Let us first think of Sisyphus. According to Homer, this Ancient Greek was eternally condemned to roll a boulder up a mountain, only to watch it roll back down under the force of its own weight. For Camus, Sisyphus represents a hero of the absurd, a hero in the clash between our desire for meaning and the indifference of the universe. Sisyphus rebels against the indifference and revels in his eternal struggle. Being faced with a path without answers, without meaning, “Sisyphus, proletarian of the gods, powerless and rebellious, knows the whole extent of his wretched condition” and presses on, with passion, with rebellion, with a zeal for his task. He embraces the absurdity of the situation with full knowledge of his eternal sentence — and in doing so Sisyphus becomes free. For Camus, the path Sisyphus takes is the best option — the only option we have in the face of our own human struggle.

Here we find ourselves with LeBron James, Sisyphus, and The Absurd.

We find ourselves at the bottom of the mountain of Sisyphus, rolling up a boulder of yet another LeBron Decision. We could give into the temptation of incessantly checking social media for any update on the situation, hoping that a “source with knowledge of the situation” can be our guide. But no, we must turn away from that temptation — there is no escape from our ignorance, from our boulder. Realize that our tools of reason and science can only get us so far — that absent LeBron James’ own words, our cries for answers will only be met with the silence of the universe. We are powerless in this struggle for answers. We know the full extent of our wretched condition, of waiting, for yet another LeBron James heartache or triumph.

We must press on. We must accept the limits of our knowledge, holding steadfast against the temptation of the false promises and comfort that credulity brings. We must continue to push our boulder, knowing that next week, next month, we shall watch the boulder roll back down the mountain after learning of LeBron’s next decision, and we shall start again with something else.

Embrace the fate of Sisyphus:

All Sisyphus’ silent joy is contained therein. His fate belongs to him. His rock is his thing. Likewise, the absurd man, when he contemplates his torment, silences all the idols. In the universe suddenly restored to its silence, the myriad wondering little voices of the earth rise up. Unconscious, secret calls, invitations from all the faces, they are the necessary reverse and price of victory. There is no sun without shadow, and it is essential to know the night. The absurd man says yes and his effort will henceforth be unceasing. If there is a personal fate, there is no higher destiny, or at least there is but one which he concludes is inevitable and despicable. For the rest, he knows himself to be the master of his days. At that subtle moment when man glances backward over his life, Sisyphus returning toward his rock, in that slight pivoting he contemplates that series of unrelated actions which becomes his fate, created by him, combined under his memory’s eye and soon sealed by his death. Thus, convinced of the wholly human origin of all that is human, a blind man eager to see who knows that the night has no end, he is still on the go. The rock is still rolling.

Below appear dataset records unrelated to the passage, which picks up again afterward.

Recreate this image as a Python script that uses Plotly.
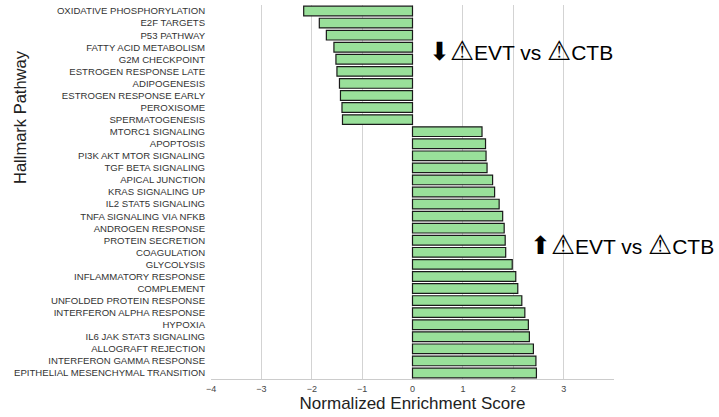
import plotly.graph_objects as go

# Hallmark pathways, ordered top to bottom
pathways = [
    "OXIDATIVE PHOSPHORYLATION", "E2F TARGETS", "P53 PATHWAY",
    "FATTY ACID METABOLISM", "G2M CHECKPOINT", "ESTROGEN RESPONSE LATE",
    "ADIPOGENESIS", "ESTROGEN RESPONSE EARLY", "PEROXISOME", "SPERMATOGENESIS",
    "MTORC1 SIGNALING", "APOPTOSIS", "PI3K AKT MTOR SIGNALING",
    "TGF BETA SIGNALING", "APICAL JUNCTION", "KRAS SIGNALING UP",
    "IL2 STAT5 SIGNALING", "TNFA SIGNALING VIA NFKB", "ANDROGEN RESPONSE",
    "PROTEIN SECRETION", "COAGULATION", "GLYCOLYSIS", "INFLAMMATORY RESPONSE",
    "COMPLEMENT", "UNFOLDED PROTEIN RESPONSE", "INTERFERON ALPHA RESPONSE",
    "HYPOXIA", "IL6 JAK STAT3 SIGNALING", "ALLOGRAFT REJECTION",
    "INTERFERON GAMMA RESPONSE", "EPITHELIAL MESENCHYMAL TRANSITION",
]

# Normalized enrichment scores
nes = [
    -2.16, -1.85, -1.71, -1.56, -1.52, -1.50, -1.45, -1.43, -1.40, -1.39,
    1.38, 1.45, 1.46, 1.48, 1.59, 1.63, 1.72, 1.79, 1.82, 1.84, 1.85,
    1.98, 2.05, 2.09, 2.17, 2.23, 2.30, 2.32, 2.40, 2.45, 2.46,
]

x_ticks = [-4, -3, -2, -1, 0, 1, 2, 3]
x_tick_text = ["\u22124", "\u22123", "\u22122", "\u22121", "0", "1", "2", "3"]

TRI = '<span style="font-size:27px">\u26A0</span>'
down_label = '<span style="font-size:25px">\u2B07</span>' + TRI + "EVT vs " + TRI + "CTB"
up_label = '<span style="font-size:25px">\u2B06</span>' + TRI + "EVT vs " + TRI + "CTB"

FONT = "Liberation Sans, Arial, sans-serif"
n = len(pathways)

# plot area in pixels
L, R, T, B = 211, 105, 5, 38
W, H = 719, 417
plot_w = W - L - R
plot_h = H - T - B

fig = go.Figure(
    go.Bar(
        x=nes,
        y=list(range(n)),
        orientation="h",
        marker=dict(color="#99E09A", line=dict(color="#1a1a1a", width=1.2)),
        hoverinfo="skip",
    )
)

fig.update_layout(
    width=W,
    height=H,
    margin=dict(l=L, r=R, t=T, b=B),
    paper_bgcolor="white",
    plot_bgcolor="white",
    bargap=0.2,
    showlegend=False,
    font=dict(family=FONT, color="#333333"),
    xaxis=dict(
        range=[-4, 4],
        tickvals=x_ticks,
        ticktext=x_tick_text,
        tickfont=dict(size=9, color="#444444"),
        showgrid=True,
        gridcolor="#d3d3d3",
        gridwidth=1,
        zeroline=False,
        showline=True,
        linecolor="#cccccc",
        linewidth=1,
        ticks="outside",
        ticklen=1,
        tickcolor="rgba(0,0,0,0)",
        title=dict(text="Normalized Enrichment Score",
                   font=dict(size=17, color="#222222"), standoff=3),
    ),
    yaxis=dict(
        range=[n - 0.5, -0.5],
        tickvals=list(range(n)),
        ticktext=pathways,
        tickfont=dict(size=9.6, color="#333333"),
        showgrid=False,
        zeroline=False,
        showline=False,
        ticks="outside",
        ticklen=3,
        tickcolor="rgba(0,0,0,0)",
    ),
    annotations=[
        dict(text=down_label, x=0.284, y=3.33, xref="x", yref="y",
             xanchor="left", yanchor="middle", showarrow=False,
             font=dict(size=21, color="black", family=FONT)),
        dict(text=up_label, x=2.29, y=19.4, xref="x", yref="y",
             xanchor="left", yanchor="middle", showarrow=False,
             font=dict(size=21, color="black", family=FONT)),
        dict(text="Hallmark Pathway",
             x=(20 - L) / plot_w, y=(H - B - 117) / plot_h,
             xref="paper", yref="paper",
             xanchor="center", yanchor="middle",
             showarrow=False, textangle=-90,
             font=dict(size=16.5, color="#222222", family=FONT)),
    ],
)

fig.write_html("out.html")
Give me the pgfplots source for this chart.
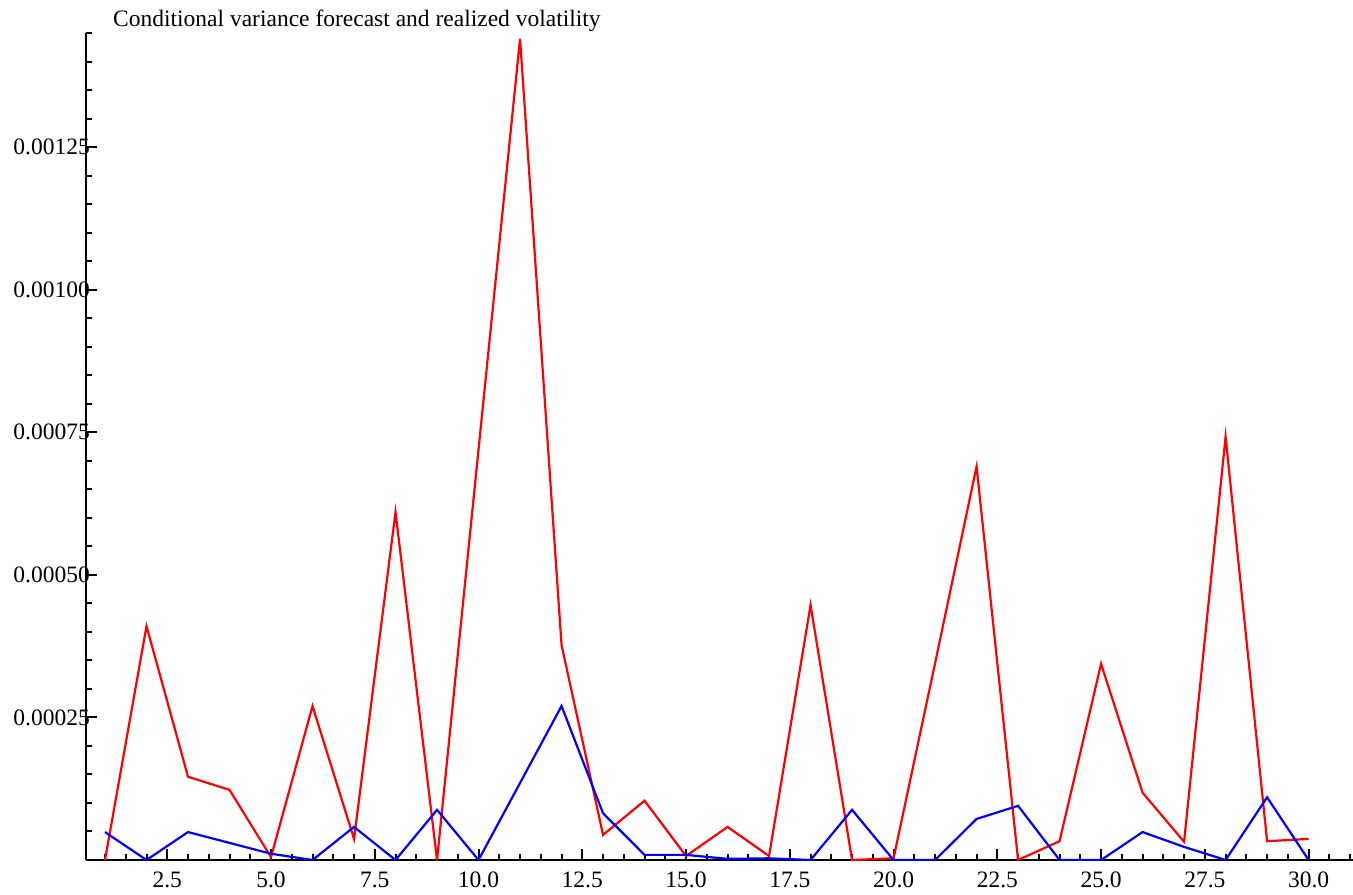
\documentclass[border=0pt]{standalone}
\usepackage{fontspec}
\setmainfont{Liberation Serif}
\usepackage{pgfplots}
\pgfplotsset{compat=1.18}
\begin{document}
\begin{tikzpicture}
\fontsize{23.5}{27}\selectfont
\begin{axis}[
    scale only axis,
    width=1267pt, height=827pt,
    xmin=0.542, xmax=31.07,
    ymin=0, ymax=0.00145,
    axis lines=left,
    axis line style={line width=2.6pt, -},
    tick align=inside,
    major tick length=11pt,
    minor tick length=6pt,
    tick style={line width=2pt, black},
    xtick={2.5,5,7.5,10,12.5,15,17.5,20,22.5,25,27.5,30},
    minor xtick={1,1.5,2,3,3.5,4,4.5,5.5,6,6.5,7,8,8.5,9,9.5,10.5,11,11.5,12,13,13.5,14,14.5,15.5,16,16.5,17,18,18.5,19,19.5,20.5,21,21.5,22,23,23.5,24,24.5,25.5,26,26.5,27,28,28.5,29,29.5,30.5,31},
    ytick={0.00025,0.0005,0.00075,0.001,0.00125},
    minor ytick={0.00005,0.0001,0.00015,0.0002,0.0003,0.00035,0.0004,0.00045,0.00055,0.0006,0.00065,0.0007,0.0008,0.00085,0.0009,0.00095,0.00105,0.0011,0.00115,0.0012,0.0013,0.00135,0.0014,0.00145},
    scaled y ticks=false,
    /pgf/number format/assume math mode=true,
    xticklabel style={yshift=-4pt, /pgf/number format/.cd, fixed, fixed zerofill, precision=1},
    yticklabel style={anchor=east, inner sep=0pt, xshift=4pt,
        /pgf/number format/.cd, fixed, fixed zerofill, precision=5},
    every axis plot/.append style={line width=2.2pt, no markers},
]
% realized volatility
\addplot[color=red] coordinates {
    (1,0) (2,0.00041) (3,0.000146) (4,0.000123) (5,0.000005)
    (6,0.00027) (7,0.000037) (8,0.00061) (9,0) (10,0.00072)
    (11,0.00144) (12,0.000377) (13,0.000044) (14,0.000104) (15,0.000007)
    (16,0.000058) (17,0.000007) (18,0.000447) (19,0) (20,0.000003)
    (21,0.000345) (22,0.00069) (23,0) (24,0.000033) (25,0.000344)
    (26,0.000118) (27,0.000032) (28,0.000742) (29,0.000033) (30,0.000037)
};
% conditional variance forecast
\addplot[color=blue] coordinates {
    (1,0.000049) (2,0) (3,0.000049) (4,0.00003) (5,0.000011)
    (6,0) (7,0.000058) (8,0) (9,0.000088) (10,0)
    (11,0.000135) (12,0.00027) (13,0.000082) (14,0.000009) (15,0.000009)
    (16,0.000002) (17,0.000003) (18,0) (19,0.000088) (20,0)
    (21,0) (22,0.000072) (23,0.000095) (24,0) (25,0)
    (26,0.000049) (27,0.000023) (28,0) (29,0.00011) (30,0)
};
\end{axis}
\node[anchor=base west, inner sep=0pt] at ([shift={(27pt,6pt)}]current axis.north west)
    {Conditional variance forecast and realized volatility};
\pgfresetboundingbox
\path[use as bounding box] ([shift={(-86pt,-34pt)}]current axis.south west)
    rectangle ([shift={(0pt,33pt)}]current axis.north east);
\end{tikzpicture}
\end{document}
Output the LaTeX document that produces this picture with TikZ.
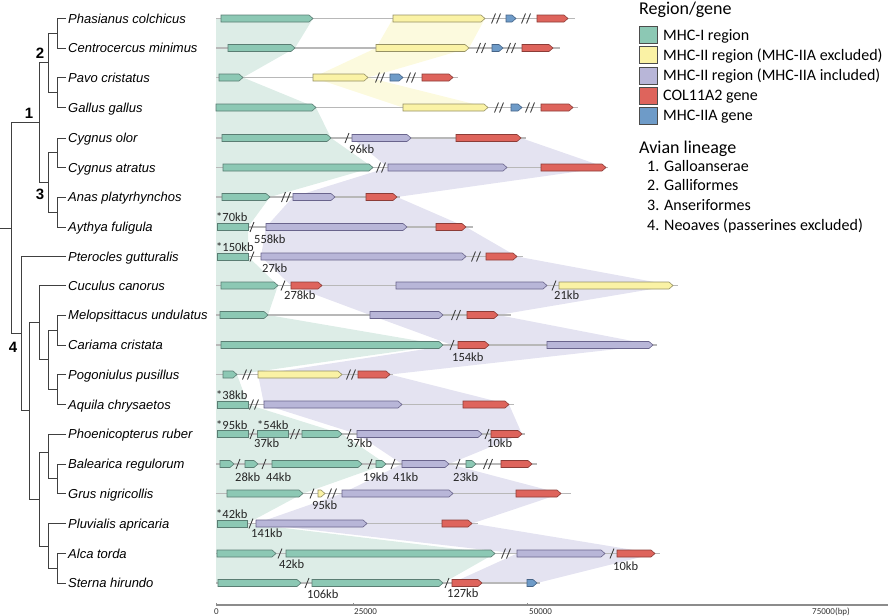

I leave Sisyphus at the foot of the mountain! One always finds one’s burden again. But Sisyphus teaches the higher fidelity that negates the gods and raises rocks. He too concludes that all is well. This universe henceforth without a master seems to him neither sterile nor futile. Each atom of that stone, each mineral flake of that night-filled mountain, in itself forms a world. The struggle itself toward the heights is enough to fill a man’s heart. One must imagine Sisyphus happy.

We must embrace this moment in history. Our history. Our torment. Our ignorance. Our uncertainty. It is all ours, our collective journey as Cavaliers fans. Revel in this moment, and in all the moments of LeBron James. Embrace our own boulders, of every Finals against the Warriors, of dealing with Ty Lue’s rotations, of yet another LeBron James Decision. Embrace everything. Embrace the Absurd.